Book Review: OKSANA, BEHAVE! a self-destructive protagonist from Kiev growing up in the U.S.

Kuznetsova, Maria - Oksana, Behave coverOksana, Behave!
Maria Kuznetsova

Oksana Konnikova moved to the United States from Kiev with her parents when she was a child. Although her father was a Math Olympics champion in Russia, while working as a physicist in Gainesville, Florida, he had to deliver pizza to make ends meet. Her mother, struggling to find work as an accountant, often fell into depression. And she shared a room with her sassy grandmother who enjoyed the catcalls she received while walking down Prostitute Street. They affectionately call Oksana “fool” or “idiot” but it speaks to a distance between her and her family, perhaps most sadly illustrated when her parents and grandmother go out to dinner to celebrate but leave her behind in the apartment, alone.
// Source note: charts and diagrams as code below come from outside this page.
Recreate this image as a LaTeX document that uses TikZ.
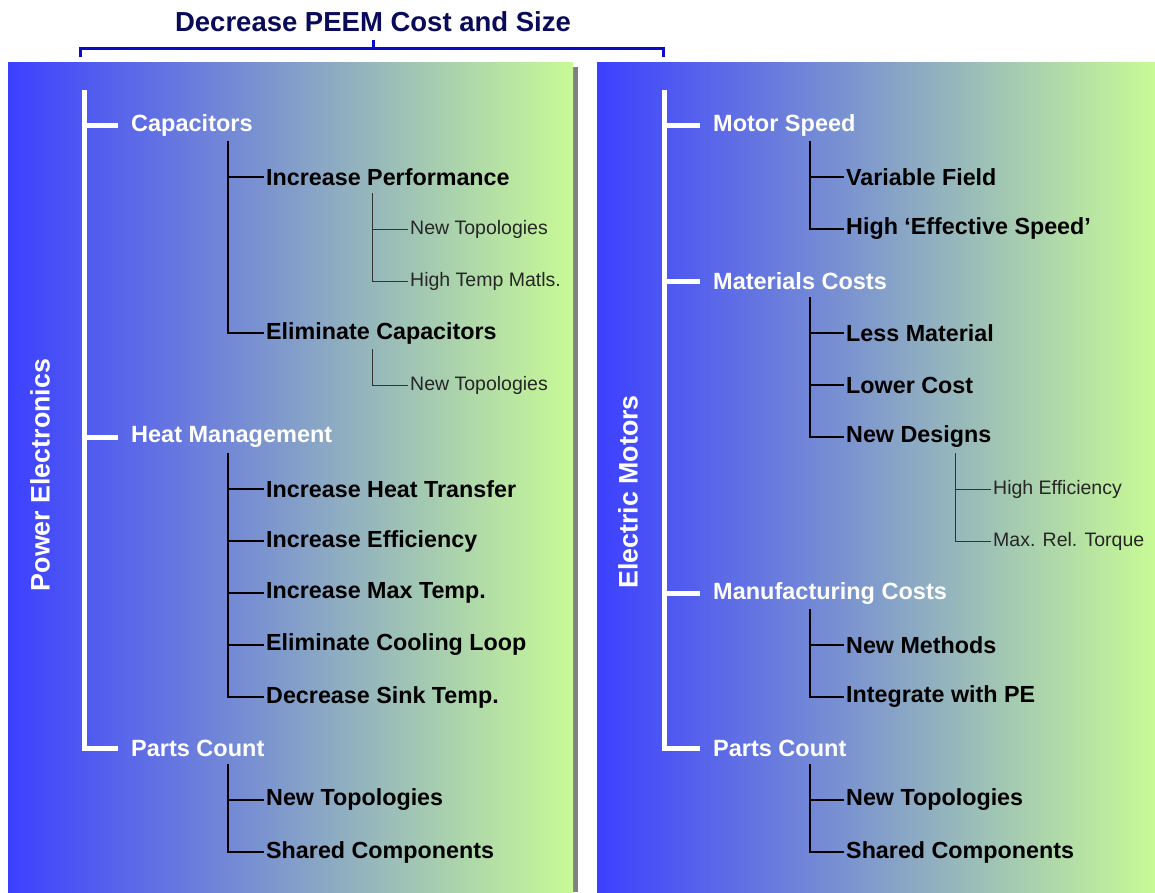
\documentclass[tikz,border=0pt]{standalone}
\usepackage{fontspec}
\setmainfont{Liberation Sans}
\definecolor{panelblue}{RGB}{60,64,255}
\definecolor{panelmid}{RGB}{140,182,200}
\definecolor{panelgreen}{RGB}{200,250,150}
\definecolor{bracketblue}{RGB}{10,10,200}
\definecolor{titlenavy}{RGB}{10,10,90}
\definecolor{shadowgray}{RGB}{128,128,128}

\begin{document}
\begin{tikzpicture}[x=1pt,y=-1pt,
  toplabel/.style={anchor=west, text=white, font=\fontsize{23.5}{27}\selectfont\bfseries, inner sep=2pt},
  midlabel/.style={anchor=west, text=black, font=\fontsize{23.3}{27}\selectfont\bfseries, inner sep=2pt},
  lowlabel/.style={anchor=west, text=black!85, font=\fontsize{19.5}{23}\selectfont, inner sep=2pt},
  trunk/.style={draw=white, line width=5pt},
  branch/.style={draw=black, line width=1.8pt},
  twig/.style={draw=black!80, line width=0.9pt},
  sidelabel/.style={rotate=90, text=white, font=\fontsize{26.8}{30}\selectfont\bfseries}]

% Bounding box
\useasboundingbox (0,0) rectangle (1155,892);

% Panels
\fill[shadowgray] (573,67) rectangle (578,892);
\shade[left color=panelblue, middle color=panelmid, right color=panelgreen] (8,62) rectangle (573,892);
\shade[left color=panelblue, middle color=panelmid, right color=panelgreen] (597,62) rectangle (1155,892);

% Title and bracket
\node[text=titlenavy, font=\fontsize{27.5}{31}\selectfont\bfseries] (title) at (373,22) {Decrease PEEM Cost and Size};
\coordinate (brace) at (373,48);
\draw[bracketblue, line width=3pt] (80,57) -- (80,48) -- (663,48) -- (663,57);
\draw[bracketblue, line width=3pt] (brace) -- ++(0,-8);

% Side labels
\node[sidelabel] (pe) at (40,475) {Power Electronics};
\node[sidelabel] (em) at (628,492) {Electric Motors};

% ---------------- Power Electronics ----------------
\node[toplabel] (cap) at (129,125) {Capacitors};
\node[toplabel] (heat) at (129,437) {Heat Management};
\node[toplabel] (lparts) at (129,748) {Parts Count};

\coordinate (ltop) at (84,90);
\draw[trunk] (ltop) |- ([xshift=-11]lparts.west);
\foreach \n in {cap,heat}
  \draw[trunk] (ltop |- \n.west) -- ([xshift=-11]\n.west);

% Capacitors
\node[midlabel] (perf) at (264,177) {Increase Performance};
\node[midlabel] (elim) at (264,333) {Eliminate Capacitors};
\coordinate (capv) at (228,141);
\foreach \c in {perf,elim}
  \draw[branch] (capv) |- (\c.west);

\node[lowlabel] (perftopo) at (408,229) {New Topologies};
\node[lowlabel] (hitemp) at (408,281) {High Temp Matls.};
\coordinate (perfv) at (372,193);
\foreach \c in {perftopo,hitemp}
  \draw[twig] (perfv) |- (\c.west);

\node[lowlabel] (elimtopo) at (408,385) {New Topologies};
\coordinate (elimv) at (372,349);
\draw[twig] (elimv) |- (elimtopo.west);

% Heat Management
\node[midlabel] (transfer) at (264,489) {Increase Heat Transfer};
\node[midlabel] (effic) at (264,541) {Increase Efficiency};
\node[midlabel] (maxtemp) at (264,593) {Increase Max Temp.};
\node[midlabel] (loop) at (264,645) {Eliminate Cooling Loop};
\node[midlabel] (sink) at (264,697) {Decrease Sink Temp.};
\coordinate (heatv) at (228,453);
\foreach \c in {transfer,effic,maxtemp,loop,sink}
  \draw[branch] (heatv) |- (\c.west);

% Parts Count
\node[midlabel] (ltopo) at (264,800) {New Topologies};
\node[midlabel] (lshared) at (264,852) {Shared Components};
\coordinate (lpartsv) at (228,764);
\foreach \c in {ltopo,lshared}
  \draw[branch] (lpartsv) |- (\c.west);

% ---------------- Electric Motors ----------------
\node[toplabel] (speed) at (711,125) {Motor Speed};
\node[toplabel] (matl) at (711,281) {Materials Costs};
\node[toplabel] (manuf) at (711,593) {Manufacturing Costs};
\node[toplabel] (rparts) at (711,748) {Parts Count};

\coordinate (rtop) at (664,90);
\draw[trunk] (rtop) |- ([xshift=-11]rparts.west);
\foreach \n in {speed,matl,manuf}
  \draw[trunk] (rtop |- \n.west) -- ([xshift=-11]\n.west);

% Motor Speed
\node[midlabel] (field) at (844,177) {Variable Field};
\node[midlabel] (effspeed) at (844,229) {High ‘Effective Speed’};
\coordinate (speedv) at (810,141);
\foreach \c in {field,effspeed}
  \draw[branch] (speedv) |- (\c.west);

% Materials Costs
\node[midlabel] (less) at (844,333) {Less Material};
\node[midlabel] (lower) at (844,385) {Lower Cost};
\node[midlabel] (designs) at (844,437) {New Designs};
\coordinate (matlv) at (810,297);
\foreach \c in {less,lower,designs}
  \draw[branch] (matlv) |- (\c.west);

\node[lowlabel] (hieff) at (991,489) {High Efficiency};
\node[lowlabel] (torque) at (991,541) {Max. Rel. Torque};
\coordinate (designsv) at (955,453);
\foreach \c in {hieff,torque}
  \draw[twig] (designsv) |- (\c.west);

% Manufacturing Costs
\node[midlabel] (methods) at (844,645) {New Methods};
\node[midlabel] (integ) at (844,697) {Integrate with PE};
\coordinate (manufv) at (810,609);
\foreach \c in {methods,integ}
  \draw[branch] (manufv) |- (\c.west);

% Parts Count
\node[midlabel] (rtopo) at (844,800) {New Topologies};
\node[midlabel] (rshared) at (844,852) {Shared Components};
\coordinate (rpartsv) at (810,764);
\foreach \c in {rtopo,rshared}
  \draw[branch] (rpartsv) |- (\c.west);

\end{tikzpicture}
\end{document}
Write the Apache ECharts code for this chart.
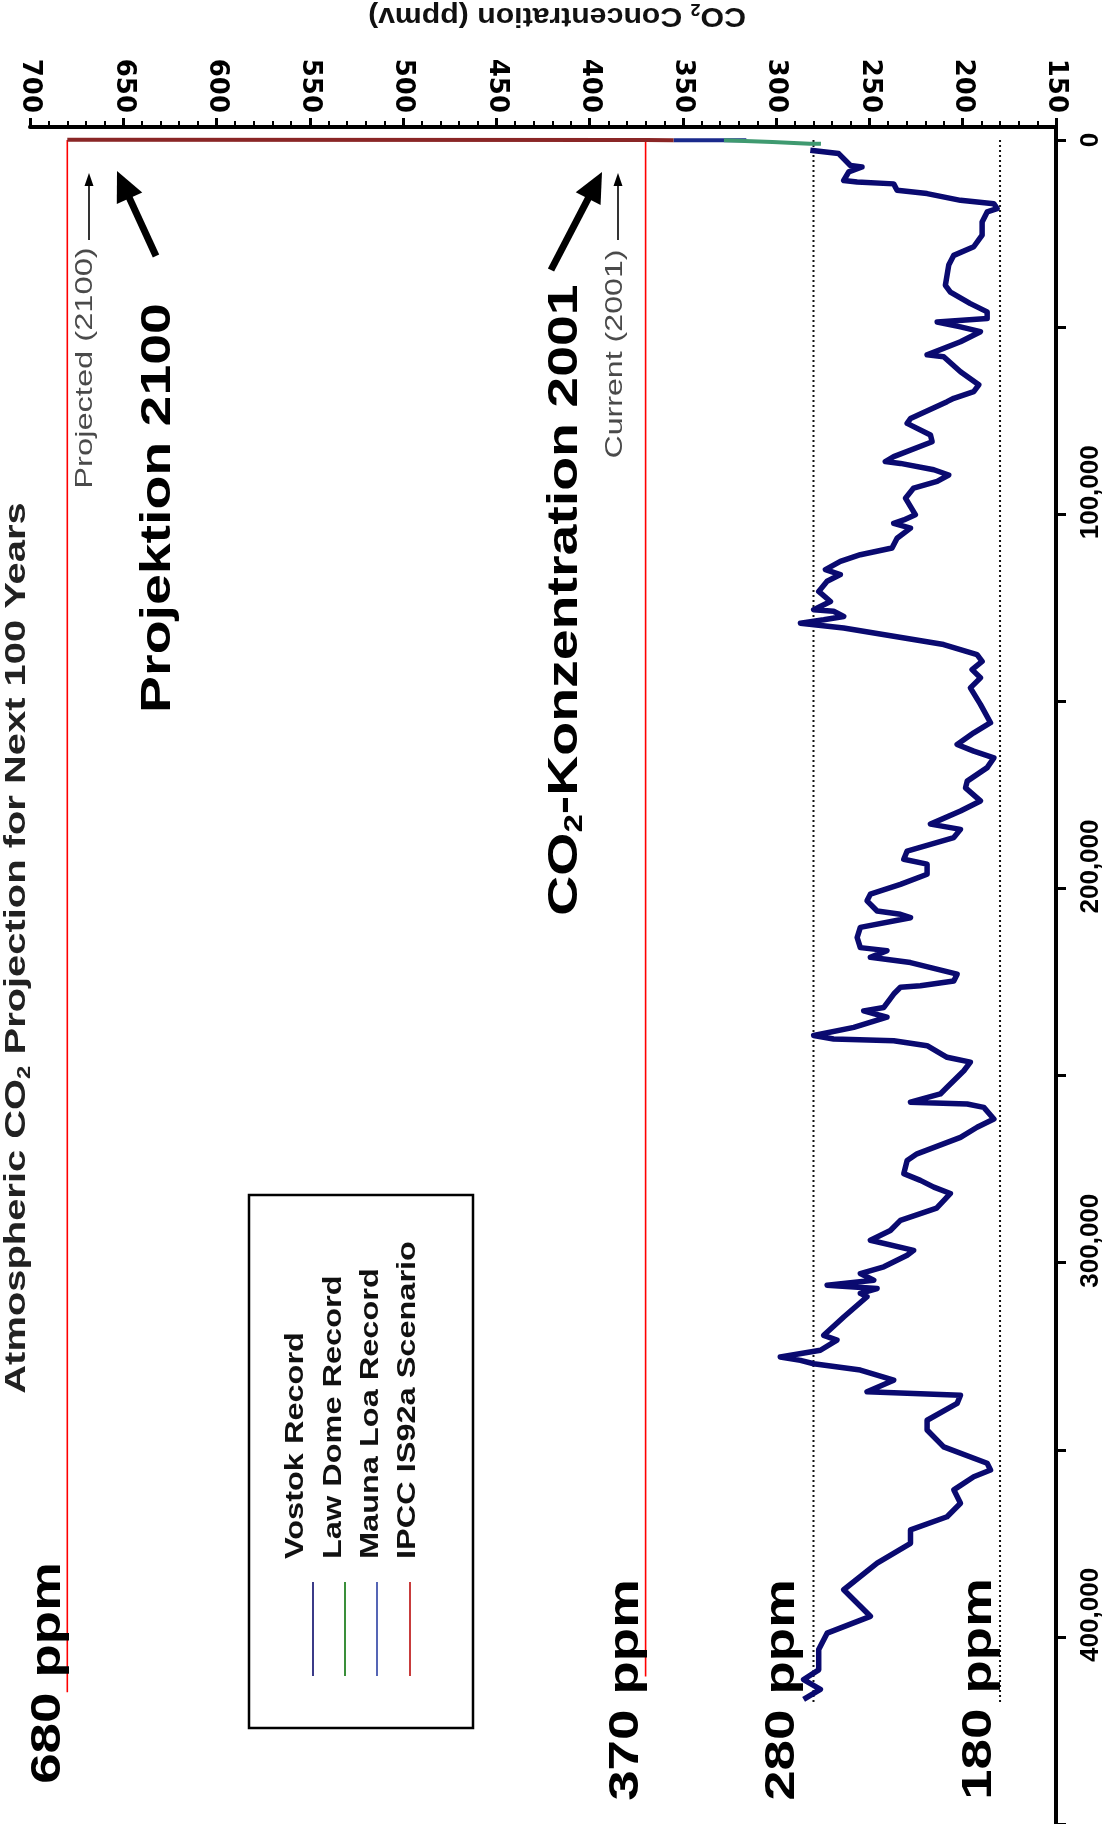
<!DOCTYPE html>
<html lang="en">
<head>
<meta charset="utf-8">
<title>Atmospheric CO2 Projection for Next 100 Years</title>
<script src="https://cdn.jsdelivr.net/npm/echarts@6/dist/echarts.min.js"></script>
<style>
  html, body { margin: 0; padding: 0; background: #fff; }
  #chart { width: 1112px; height: 1824px; }
</style>
</head>
<body>
<div id="chart"></div>
<script>
// ---- axes -------------------------------------------------------------
const CO2_MIN = 150, CO2_MAX = 700, CO2_STEP = 50;            // ppmv
const AGE_MIN = -3500, AGE_MAX = 450000;                      // years before present
const AGE_TICKS = [0, 50000, 100000, 150000, 200000, 250000, 300000, 350000, 400000, 450000];
const AGE_LABELS = [0, 100000, 200000, 300000, 400000];

// ---- Vostok ice core record (years BP, ppmv) ---------------------------
const VOSTOK_AGE = [
  2700, 3600, 6800, 7200, 8500, 10800, 11200, 11700, 13400, 14300,
  16100, 17000, 18300, 19200, 21900, 25400, 28500, 30800, 33400, 38800,
  40600, 43700, 45900, 47700, 48600, 49900, 51200, 53900, 57400, 57900,
  61900, 65400, 67200, 69000, 69900, 74400, 75700, 78800, 80600, 84600,
  85900, 86400, 88100, 89500, 91200, 93000, 95700, 100100, 101500, 102400,
  103700, 106400, 109000, 110800, 112600, 114800, 116100, 117900, 120600, 123300,
  125500, 125900, 127300, 128200, 129100, 130400, 132600, 134800, 137500, 139300,
  141500, 143700, 146400, 150800, 155700, 158400, 161500, 163300, 165100, 167700,
  171300, 173100, 176600, 179300, 182800, 184200, 186400, 190000, 192200, 193500,
  196200, 198900, 201500, 203300, 206000, 206900, 207800, 210400, 213100, 215800,
  216600, 218400, 219800, 222900, 224700, 226000, 226400, 228200, 231800, 232700,
  234400, 237100, 239300, 240200, 240700, 242000, 245100, 246400, 248700, 253100,
  254900, 257100, 257600, 258500, 261600, 263800, 266500, 270900, 272700, 276200,
  278000, 279800, 281500, 283400, 285400, 288700, 291400, 294000, 296700, 298000,
  301100, 302900, 304700, 306000, 306900, 308200, 309100, 314500, 319400, 320700,
  323400, 325200, 326100, 327000, 328700, 331400, 334500, 335400, 337600, 342100,
  344700, 349200, 353600, 355400, 357200, 360700, 364300, 367900, 371400, 375000,
  380300, 387400, 394500, 399000, 403400, 408800, 411400, 414000, 416700
];
const VOSTOK_CO2 = [
  281.7, 266.5, 260.2, 254, 261.1, 263.8, 256.6, 237, 235.2, 219.1,
  201.2, 183.3, 181.6, 186.9, 189.6, 189.6, 194.1, 204.8, 207.5, 209.3,
  206.6, 195.9, 186.9, 186.9, 213.7, 201.2, 190.5, 201.2, 219.1, 210.2,
  201.2, 191.4, 194.1, 204.8, 208.4, 228, 229.8, 217.3, 216.4, 237,
  241.5, 233.4, 215.5, 207.5, 213.7, 226.3, 230.7, 225.4, 231.6, 237,
  228, 235.2, 237.9, 254.9, 265.6, 273.6, 265.6, 272.7, 277.2, 270.9,
  279.9, 269.2, 263.8, 274.5, 287, 263.8, 237, 210.2, 192.3, 189.6,
  195, 190.5, 195.9, 190.5, 185.1, 194.1, 203, 194.1, 183.3, 186.9,
  197.6, 198.5, 190.5, 201.2, 217.3, 201.2, 204.8, 229.8, 231.6, 219.1,
  219.1, 233.4, 249.5, 251.3, 245.9, 233.4, 228, 254.9, 256.6, 254.9,
  240.6, 249.5, 228, 203, 204.8, 222.7, 233.4, 237, 242.3, 253.1,
  240.6, 258.4, 279.9, 269.2, 237, 219.1, 208.4, 195.9, 199.4, 208.4,
  212, 228, 197.6, 188.7, 183.3, 192.3, 201.2, 224.5, 229.8, 231.6,
  222.7, 215.5, 206.6, 210.2, 214, 233.4, 238.8, 249.5, 226.3, 229.8,
  242.3, 254.9, 247.7, 272.7, 245.9, 254.9, 251.3, 263.8, 274.5, 267.4,
  276.3, 297.8, 287, 279.9, 254.9, 237, 251.3, 201.2, 203, 219.1,
  219.1, 210.2, 186.9, 185.1, 194.1, 204.8, 201.2, 208.4, 228, 228,
  245.9, 263.8, 249.5, 272.7, 277.2, 277.2, 285.3, 276.3, 285.3
];

// ---- recent records and projection ------------------------------------
const LAW_DOME_AGE = [1000, 950, 500, 20];
const LAW_DOME_CO2 = [276, 282, 302, 328];
const MAUNA_LOA_AGE = [43, 23, 11];
const MAUNA_LOA_CO2 = [316, 336, 355];
const IPCC_AGE = [11, 0, -99];
const IPCC_CO2 = [355, 370, 680];

// ---- reference levels --------------------------------------------------
const REF_LEVELS = [280, 180];            // dotted guide lines
const REF_AGE = [0, 418000];
const MARK_LEVELS = [680, 370];          // red guide lines
const MARK_END_AGE = [414800, 410600];
const LEVEL_LABELS = ['680 ppm', '370 ppm', '280 ppm', '180 ppm'];

const LEGEND_NAMES = ['Vostok Record', 'Law Dome Record', 'Mauna Loa Record', 'IPCC IS92a Scenario'];
const LEGEND_COLORS = ['#3b3b88', '#3a8f3a', '#5565b5', '#c83c3c'];

// ------------------------------------------------------------------------
const SANS = '"Liberation Sans", Arial, Helvetica, sans-serif';
const NARROW = '"Liberation Sans Narrow", "Liberation Sans", Arial, sans-serif';
const pairs = (co2, age) => co2.map((c, i) => [c, age[i]]);
const fmtAge = v => String(v).replace(/\B(?=(\d{3})+(?!\d))/g, ',');

function lineSeries(name, data, color, width, dash, z) {
  return {
    name, type: 'line', data, symbol: 'none', silent: true, z,
    lineStyle: { color, width, type: dash || 'solid', join: 'round' }
  };
}

// text drawn along the vertical direction (reads bottom to top)
function vText(text, x, y, o) {
  const st = {
    text, fill: o.fill || '#000', textFill: o.fill || '#000',
    fontSize: o.size, fontFamily: o.family || SANS, fontWeight: o.weight || 'normal',
    align: o.align || 'center', textAlign: o.align || 'center',
    verticalAlign: 'middle', textVerticalAlign: 'middle'
  };
  if (o.rich) st.rich = o.rich;
  return { type: 'text', x, y, rotation: o.rot == null ? Math.PI / 2 : o.rot,
           scaleX: o.sx || 1, z: 100, style: st };
}

function arrow(x1, y1, x2, y2, width, headLen, headHalf) {
  const dx = x2 - x1, dy = y2 - y1, len = Math.hypot(dx, dy);
  const ux = dx / len, uy = dy / len, px = -uy, py = ux;
  const bx = x2 - ux * headLen, by = y2 - uy * headLen;
  return [
    { type: 'line', z: 100, shape: { x1, y1, x2: bx + ux, y2: by + uy },
      style: { stroke: '#000', lineWidth: width } },
    { type: 'polygon', z: 100,
      shape: { points: [[x2, y2], [bx + px * headHalf, by + py * headHalf], [bx - px * headHalf, by - py * headHalf]] },
      style: { fill: '#000' } }
  ];
}

function richSub(size, weight, fill, lh) {
  return {
    a: { fontSize: size, fontWeight: weight, fontFamily: SANS, fill, textFill: fill, lineHeight: lh },
    s: { fontSize: Math.round(size * 0.6), fontWeight: weight, fontFamily: SANS, fill, textFill: fill,
         lineHeight: Math.round(size * 0.5), verticalAlign: 'bottom' }
  };
}

const series = [];
REF_LEVELS.forEach(l => series.push(
  lineSeries('ref ' + l, [[l, REF_AGE[0]], [l, REF_AGE[1]]], '#111', 2, [2, 3], 1)));
MARK_LEVELS.forEach((l, i) => series.push(
  lineSeries('mark ' + l, [[l, 0], [l, MARK_END_AGE[i]]], '#ff0000', 1.6, 'solid', 2)));
series.push(lineSeries('Vostok Record', pairs(VOSTOK_CO2, VOSTOK_AGE), '#0a0a70', 5.5, 'solid', 4));
series.push(lineSeries('Mauna Loa Record', pairs(MAUNA_LOA_CO2, MAUNA_LOA_AGE), '#1a2a8c', 4, 'solid', 5));
series.push(lineSeries('Law Dome Record', pairs(LAW_DOME_CO2, LAW_DOME_AGE), '#3f9a70', 4, 'solid', 6));
series.push(lineSeries('IPCC IS92a Scenario', pairs(IPCC_CO2, IPCC_AGE), '#8a2626', 4, 'solid', 7));

const graphics = [];
// title and axis name
graphics.push(vText('{a|Atmospheric CO}{s|2}{a| Projection for Next 100 Years}', 17, 948,
  { size: 30, weight: 'bold', sx: 1.33, rich: richSub(30, 'bold', '#222', 34) }));
graphics.push(vText('{a|CO}{s|2}{a| Concentration (ppmv)}', 557, 15,
  { size: 27, weight: 'bold', sx: 1.12, rot: Math.PI, rich: richSub(27, 'bold', '#111', 30) }));

// projection / current markers
graphics.push(vText('Projected (2100)', 85, 368, { size: 24, fill: '#4a4a4a', sx: 1.36 }));
graphics.push(...arrow(89, 240, 89, 173, 1.6, 13, 4.5));
graphics.push(vText('Current (2001)', 615, 354, { size: 24, fill: '#4a4a4a', sx: 1.34 }));
graphics.push(...arrow(618, 240, 618, 173, 1.6, 13, 4.5));

// legend
graphics.push({ type: 'rect', z: 90, shape: { x: 249, y: 1195, width: 224, height: 533 },
  style: { fill: '#fff', stroke: '#000', lineWidth: 2.5 } });
const LEGEND_TEXT_X = [296, 334, 371, 408];
const LEGEND_LINE_X = [313, 345, 377, 410];
LEGEND_NAMES.forEach((n, i) => {
  graphics.push(vText(n, LEGEND_TEXT_X[i], 1559, { size: 25, weight: 'bold', align: 'left', sx: 1.3, fill: '#111' }));
  graphics.push({ type: 'line', z: 100, shape: { x1: LEGEND_LINE_X[i], y1: 1582, x2: LEGEND_LINE_X[i], y2: 1676 },
    style: { stroke: LEGEND_COLORS[i], lineWidth: 2 } });
});

// level call-outs
const LEVEL_POS = [[48, 1673], [626, 1690], [782, 1690], [979, 1689]];
LEVEL_LABELS.forEach((t, i) => graphics.push(
  vText(t, LEVEL_POS[i][0], LEVEL_POS[i][1], { size: 42, weight: 'bold', sx: 1.3 })));
graphics.push(vText('Projektion 2100', 158, 508, { size: 42, weight: 'bold', sx: 1.32 }));
graphics.push(vText('{a|CO}{s|2}{a|-Konzentration 2001}', 565, 600,
  { size: 42, weight: 'bold', sx: 1.32, rich: richSub(42, 'bold', '#000', 46) }));
graphics.push(...arrow(156, 256, 117, 171, 7, 30, 14));
graphics.push(...arrow(551, 270, 602, 172, 7, 30, 14));

const option = {
  animation: false,
  backgroundColor: '#ffffff',
  grid: { left: 30, right: 56, top: 127, bottom: 0, containLabel: false },
  xAxis: {
    type: 'value', position: 'top', inverse: true,
    min: CO2_MIN, max: CO2_MAX, interval: CO2_STEP,
    axisLine: { show: true, onZero: false, lineStyle: { color: '#000', width: 4 } },
    axisTick: { show: true, length: 9, lineStyle: { color: '#000', width: 3 } },
    minorTick: { show: true, splitNumber: 5, length: 6, lineStyle: { color: '#000', width: 2 } },
    axisLabel: { rotate: 90, margin: 14, color: '#000', fontFamily: 'DejaVu Sans', fontWeight: 'bold', fontSize: 26 },
    splitLine: { show: false }, minorSplitLine: { show: false }
  },
  yAxis: {
    type: 'value', position: 'right', inverse: true,
    min: AGE_MIN, max: AGE_MAX,
    axisLine: { show: true, onZero: false, lineStyle: { color: '#000', width: 4 } },
    axisTick: { show: true, customValues: AGE_TICKS, length: 10, lineStyle: { color: '#000', width: 3 } },
    axisLabel: {
      customValues: AGE_LABELS, rotate: 90, margin: 22, color: '#000',
      fontFamily: NARROW, fontWeight: 'bold', fontSize: 26,
      formatter: v => (v === 0 ? '{z|0}' : '{p|' + fmtAge(v) + '}'),
      rich: {
        z: { fontFamily: NARROW, fontWeight: 'bold', fontSize: 26, color: '#000' },
        p: { fontFamily: NARROW, fontWeight: 'bold', fontSize: 26, color: '#000', padding: [0, 0, 0, 44] }
      }
    },
    splitLine: { show: false }
  },
  series,
  graphic: { elements: graphics }
};

const chart = echarts.init(document.getElementById('chart'), null, { renderer: 'canvas' });
chart.setOption(option);
</script>
</body>
</html>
Each chapter is written almost as if a self-contained short story and jumps forward in time with only the characters in common. The structure was interesting, and I got a kick out of seeing the brief mentions of Oksana’s high school friend, Lily, and her changing careers, throughout the book. At the same time, the quality and impact of the chapters was uneven. It also offers a less intimate view of the characters since we see them in bits over many time periods.

Oksana certainly is badly behaved. As a child, testing if the police will really come if she calls 911, she reports that her grandmother is trying to kill her. When a tween, she severely injures a bully when protecting a younger child from his abuses. As she ages, her behavior becomes both more selfish and more self-destructive, leaving a swath of cruel destruction in its wake. Even at the end of the novel, when her life has changed dramatically, her choices have not, and it isn’t clear she’s learned anything from the pain she’s caused.

I had also expected much more mediation on the immigrant experience. Her name and other people’s difficulty pronouncing it, her family’s food preferences, and her travel to the Ukraine are embedded in the story, but I’m not sure if we are to take Oksana’s bad behavior as a manifestation of her immigrant experience, her personality, or the result of her upbringing.

Also, I’d hoped for more information on her grandmother’s experiences in the war. From the description, I thought this would play more of a role. Certainly, this history was important to Oksana, but it wasn’t included in the novel but for a paragraph or two.

Maria Kuznetsova does have some wonderful passages and heartrending dialogue, but I found myself empathizing much more with Oksana’s victims than with her. I hoped she would develop and change over the course of the novel, but she never seemed to learn to behave. Maybe, though, the end was just the beginning.

Thank you to NetGalley and Spiegel & Grau, a division of Random House, for an advance reading copy in exchange for an honest review.